The proceeding was held as the subcommittee's members prepare for STB reauthorization legislation, subcommittee Chair Donald Payne Jr. (D-N.J.) said in prepared remarks.
Speakers included House Transportation and Infrastructure Committee Chairman Peter DeFazio (D-Ore.) and representatives from Amtrak and the freight-rail industry, such as rail shippers, associations and unions.
Several of them called out Class Is for poor service and other issues they attributed to the railroads’ adoption of precision-scheduled railroading (PSR).
Wall Street pressure to cut costs and maximize profit for shareholders has put the freight-rail industry in a "deteriorating" state, said DeFazio.
"I want to have the most robust freight-rail network in the world, keeping trucks off the road," he said. "And I want a viable passenger-rail network. These two things do not need to be incompatible. I believe the STB is going to play a key role in moving us in that direction."
American Chemistry Council President and CEO Chris Jahn said rail industry consolidation and PSR's impacts have left many of the council's members and other rail customers without competitive transportation options.
"Given the massive changes within the freight-rail industry and their ramifications for the economy, the STB can't stand still," Jahn said. "The board must adopt new approaches that are better equipped to address the current environment."
From the rail labor perspective, PSR and similar business strategies at railroads "have led to furloughs, very long trains, clogged ports and a workforce forced to work beyond the point of safe operations," said Brotherhood of Locomotive Engineers and Trainmen (BLET) National President Dennis Pierce. The Staggers Act and the law that created the STB "are not sufficient to protect employees, customers and shippers against a railroad business model where endless cost-cutting at everyone’s expense except the railroad is the only plan," he said.
The BLET believes that the STB can help by handling service complaints in a timelier and more effective manner without concerns about interfering in commerce, Pierce said in written testimony.
Association of American Railroads President and CEO Ian Jefferies made a case for the STB maintaining regulatory balance of the rail industry. Since Staggers was enacted in 1980, railroads’ capital spending has increased dramatically, resulting in greater efficiency, improved safety, better service and sharply lower average rates for shippers, he said.
"Railroads' progress back to financial health doesn’t mean the need for regulatory balance has gone away," said Jefferies. "A return to pre-Staggers unbalanced regulation would put railroad health back at serious risk."
Over time, rail infrastructure would deteriorate, new capacity would not be added and rail service would become slower and less reliable — all at a time when supply-chain fluidity needs to be improved, he said.
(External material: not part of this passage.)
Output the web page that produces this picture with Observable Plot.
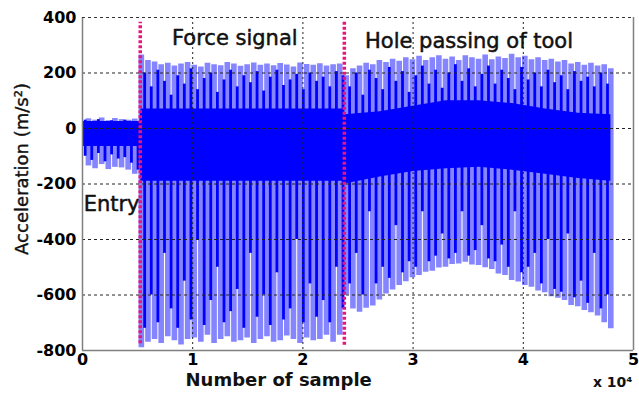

As for passenger rail, the STB reauthorization bill should include language that enforces Amtrak's "preference rights" on host freight railroads' lines so its trains can run on time, Amtrak Executive Vice President Dennis Newman told the subcommittee. About 97% of Amtrak’s network operates on freight-rail lines.
"Few things are more important to the continued operation, performance and expansion of Amtrak's national network than a well-functioning and adequately funded STB," Newman said.